The funny thing is, it has been more than a year it happened and I realised he is still dwelling on it. It is always everyone else's fault. Not his. By having a go at me on his profile is childish and when you have a go at someone, you don't have a go at their race/colour. It's just shallow. In my world, we confront the problem face to face. Not throwing little bitchy comments like a school girl.
It has been too many times this happened and I chose not to react or retaliate. Be a better man and just ignore it I told myself. I just couldn't be bothered with the tit-for-tat game.
Many a times I wonder if there is any chance of reconciliation? I believed there is but the idea of that was pushed away a little further every time he pulls his school girl stunt.
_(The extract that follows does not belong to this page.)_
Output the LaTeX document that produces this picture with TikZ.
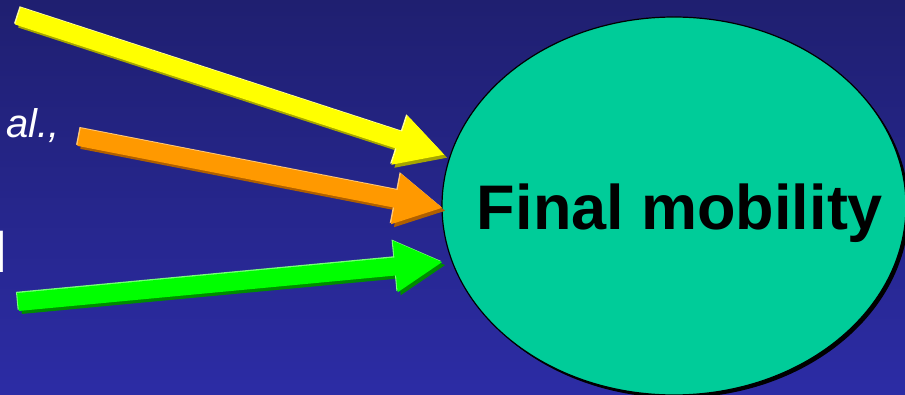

I must admit, I have had numerous discussion about this issue with one of my friend and this is what he said,
"I think he made a statement posting this message, kinda like fuck off. On the same time he is still upset about it. It bothers him that you are gone out of his life. I also think this is his childish way of saying he misses having a good friend! But he doesn’t know how to say it. That’s the best he can do. You know what, you would gain massive respect (well, in my world) if you would ring him and say Hello. But if you call him, he will think he is right and you call him out of guilt and he has the upper hand. He wouldn’t get it. . When in fact, its opposite, overcoming your own pride is one of the most adult things, no matter who is right or wrong..."
Maybe he is right. I still can't manage to overcome my pride. I think this is the furthest I would go - I will forget everything if I get a phone call for reconciliation. This would be the last time I'm ever gonna talk about this. I think I have done my part. Honestly, I have put all these behind me. I'm not making my life miserable by hating and dwelling on the past. It's stupid.